[GOAL OF THE EXERCISE] Gather the lines that hold the string "using".

--*--

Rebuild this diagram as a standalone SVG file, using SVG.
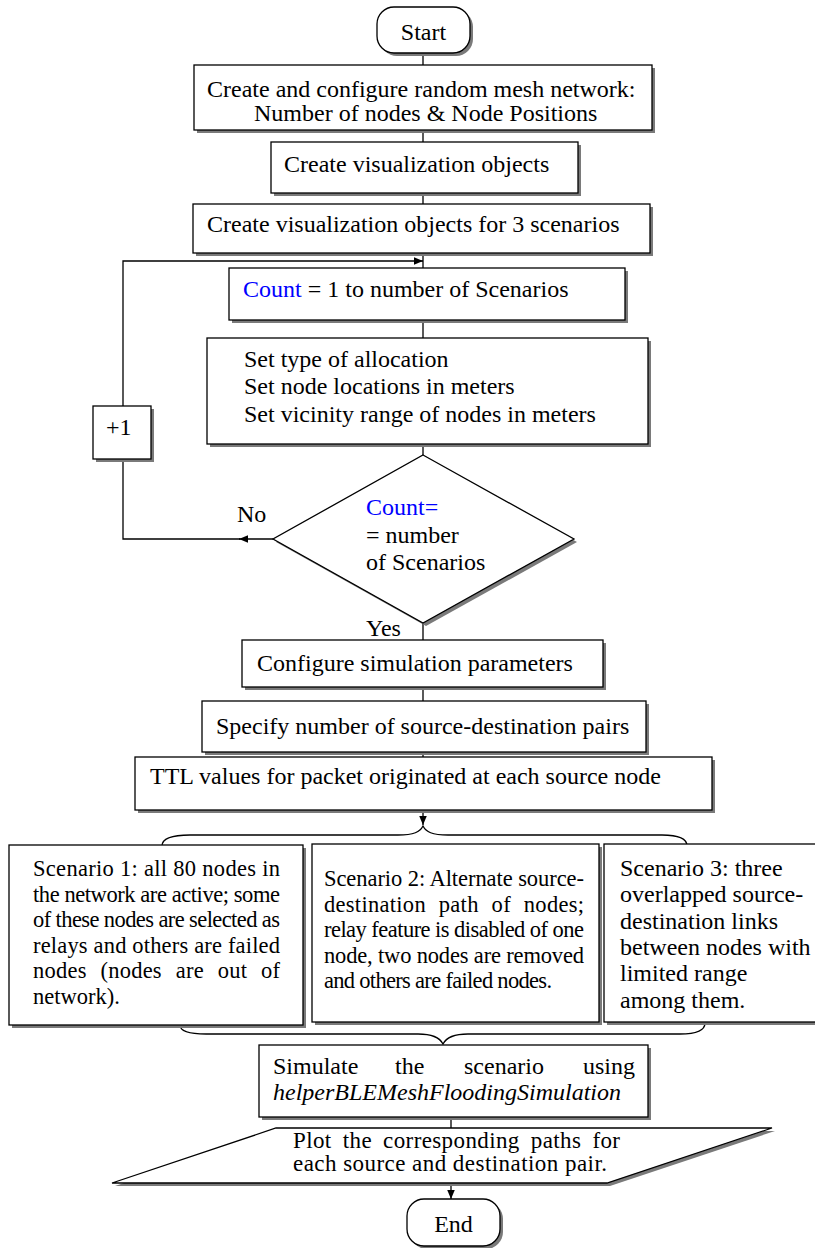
<svg xmlns="http://www.w3.org/2000/svg" width="815" height="1248" viewBox="0 0 815 1248">
<style>
.bx{fill:#fff;stroke:#000;stroke-width:1.3}
.sh{fill:#7a7a7a;stroke:none}
.ln{fill:none;stroke:#000;stroke-width:1.3}
.t{font-family:"Liberation Serif","Times New Roman",serif;font-size:24px;fill:#000}
.s{font-size:22.5px}
.p{font-size:23px}
.blue{fill:#0000ff}
.it{font-style:italic}
</style>
<defs>
<marker id="ah" viewBox="0 0 10 10" refX="10" refY="5" markerWidth="9" markerHeight="9" markerUnits="userSpaceOnUse" orient="auto">
<path d="M0,0.8 L10,5 L0,9.2 z" fill="#000"/>
</marker>
</defs>
<rect width="815" height="1248" fill="#fff"/>

<g id="connectors">
<path class="ln" d="M423,53 V65"/>
<path class="ln" d="M423,130 V142"/>
<path class="ln" d="M423,193 V204"/>
<path class="ln" d="M423,253 V268"/>
<path class="ln" d="M423,320 V338"/>
<path class="ln" d="M423,444 V455"/>
<path class="ln" d="M423,623 V640"/>
<path class="ln" d="M423,687 V701"/>
<path class="ln" d="M423,752 V757"/>
<path class="ln" d="M123,406 V261 H423" marker-end="url(#ah)"/>
<path class="ln" d="M273,539 H239" marker-end="url(#ah)"/>
<path class="ln" d="M240,539 H123 V459"/>
<path class="ln" d="M423,810 V825" marker-end="url(#ah)"/>
<path class="ln" d="M162,846 C162,838 172,835 190,835 L398,835 C414,835 420,832 423,826 C426,832 432,835 448,835 L662,835 C678,835 687,838 687,846"/>
<path class="ln" d="M180,1025 C180,1031 190,1034 206,1034 L418,1034 C434,1034 440,1038 443,1044 C446,1038 452,1034 468,1034 L680,1034 C696,1034 705,1030 705,1023"/>
<path class="ln" d="M451,1117 V1128"/>
<path class="ln" d="M451,1183 V1199" marker-end="url(#ah)"/>
<text class="t" x="237" y="522">No</text>
<text class="t" x="366" y="636">Yes</text>
</g>

<g id="start">
<rect class="sh" x="380" y="10" width="93" height="46" rx="17"/>
<rect class="bx" x="377" y="7" width="93" height="46" rx="17"/>
<text class="t" x="423.5" y="40" text-anchor="middle">Start</text>
</g>

<g id="create-network">
<rect class="sh" x="197" y="68" width="458" height="65"/>
<rect class="bx" x="194" y="65" width="458" height="65"/>
<text class="t" x="207" y="97">Create and configure random mesh network:</text>
<text class="t" x="254" y="121">Number of nodes &amp; Node Positions</text>
</g>

<g id="create-vis">
<rect class="sh" x="274" y="145" width="307" height="51"/>
<rect class="bx" x="271" y="142" width="307" height="51"/>
<text class="t" x="284" y="172">Create visualization objects</text>
</g>

<g id="create-vis3">
<rect class="sh" x="196" y="207" width="457" height="49"/>
<rect class="bx" x="193" y="204" width="457" height="49"/>
<text class="t" x="207" y="232">Create visualization objects for 3 scenarios</text>
</g>

<g id="count-loop">
<rect class="sh" x="232" y="271" width="396" height="52"/>
<rect class="bx" x="229" y="268" width="396" height="52"/>
<text class="t" x="243" y="297"><tspan class="blue">Count</tspan> = 1 to number of Scenarios</text>
</g>

<g id="set-params">
<rect class="sh" x="210" y="341" width="441" height="106"/>
<rect class="bx" x="207" y="338" width="441" height="106"/>
<text class="t" x="244" y="367">Set type of allocation</text>
<text class="t" x="244" y="394">Set node locations in meters</text>
<text class="t" x="244" y="422">Set vicinity range of nodes in meters</text>
</g>

<g id="plus-one">
<rect class="sh" x="96" y="409" width="58" height="53"/>
<rect class="bx" x="93" y="406" width="58" height="53"/>
<text class="t" x="106" y="435">+1</text>
</g>

<g id="decision">
<polygon class="sh" points="426,458 577,542 426,626 276,542"/>
<polygon class="bx" points="423,455 574,539 423,623 273,539"/>
<text class="t" x="366" y="515"><tspan class="blue">Count=</tspan></text>
<text class="t" x="366" y="543">= number</text>
<text class="t" x="366" y="570">of Scenarios</text>
</g>

<g id="configure">
<rect class="sh" x="245" y="643" width="361" height="47"/>
<rect class="bx" x="242" y="640" width="361" height="47"/>
<text class="t" x="257" y="671">Configure simulation parameters</text>
</g>

<g id="specify">
<rect class="sh" x="205" y="704" width="444" height="51"/>
<rect class="bx" x="202" y="701" width="444" height="51"/>
<text class="t" x="216" y="734">Specify number of source-destination pairs</text>
</g>

<g id="ttl">
<rect class="sh" x="138" y="760" width="577" height="53"/>
<rect class="bx" x="135" y="757" width="577" height="53"/>
<text class="t" x="150" y="784">TTL values for packet originated at each source node</text>
</g>

<g id="scenario1">
<rect class="sh" x="12" y="848" width="294" height="180"/>
<rect class="bx" x="9" y="845" width="294" height="180"/>
<text class="t s" x="33" y="876" textLength="247" lengthAdjust="spacing">Scenario 1: all 80 nodes in</text>
<text class="t s" x="33" y="901.5" textLength="247" lengthAdjust="spacing">the network are active; some</text>
<text class="t s" x="33" y="927" textLength="247" lengthAdjust="spacing">of these nodes are selected as</text>
<text class="t s" x="33" y="952.5" textLength="247" lengthAdjust="spacing">relays and others are failed</text>
<text class="t s" x="33" y="978" word-spacing="8" textLength="247" lengthAdjust="spacing">nodes (nodes are out of</text>
<text class="t s" x="33" y="1003.5">network).</text>
</g>

<g id="scenario2">
<rect class="sh" x="315" y="847" width="287" height="178"/>
<rect class="bx" x="312" y="844" width="287" height="178"/>
<text class="t s" x="324" y="886" textLength="260" lengthAdjust="spacing">Scenario 2: Alternate source-</text>
<text class="t s" x="324" y="911.5" word-spacing="7" textLength="260" lengthAdjust="spacing">destination path of nodes;</text>
<text class="t s" x="324" y="937" textLength="260" lengthAdjust="spacing">relay feature is disabled of one</text>
<text class="t s" x="324" y="962.5" textLength="260" lengthAdjust="spacing">node, two nodes are removed</text>
<text class="t s" x="324" y="988" textLength="228" lengthAdjust="spacing">and others are failed nodes.</text>
</g>

<g id="scenario3">
<rect class="sh" x="607" y="847" width="230" height="178"/>
<rect class="bx" x="604" y="844" width="230" height="178"/>
<text class="t" x="620" y="876">Scenario 3: three</text>
<text class="t" x="620" y="902">overlapped source-</text>
<text class="t" x="620" y="929">destination links</text>
<text class="t" x="620" y="955">between nodes with</text>
<text class="t" x="620" y="981">limited range</text>
<text class="t" x="620" y="1008">among them.</text>
</g>

<g id="simulate">
<rect class="sh" x="262" y="1048" width="389" height="72"/>
<rect class="bx" x="259" y="1045" width="389" height="72"/>
<text class="t" y="1074"><tspan x="273">Simulate</tspan><tspan x="395">the</tspan><tspan x="464">scenario</tspan><tspan x="583">using</tspan></text>
<text class="t it" x="273" y="1100">helperBLEMeshFloodingSimulation</text>
</g>

<g id="plot">
<polygon class="sh" points="279,1131 775,1131 610,1186 115,1186"/>
<polygon class="bx" points="276,1128 772,1128 607,1183 112,1183"/>
<text class="t p" x="293" y="1148" word-spacing="5" textLength="327" lengthAdjust="spacing">Plot the corresponding paths for</text>
<text class="t p" x="293" y="1171" textLength="314" lengthAdjust="spacing">each source and destination pair.</text>
</g>

<g id="end">
<rect class="sh" x="410" y="1202" width="93" height="47" rx="17"/>
<rect class="bx" x="407" y="1199" width="93" height="47" rx="17"/>
<text class="t" x="453.5" y="1232" text-anchor="middle">End</text>
</g>
</svg>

--*--

[COMPLETED EXERCISE]
Rebuild this diagram as a standalone SVG file, using SVG.
<text class="t" y="1074"><tspan x="273">Simulate</tspan><tspan x="395">the</tspan><tspan x="464">scenario</tspan><tspan x="583">using</tspan></text>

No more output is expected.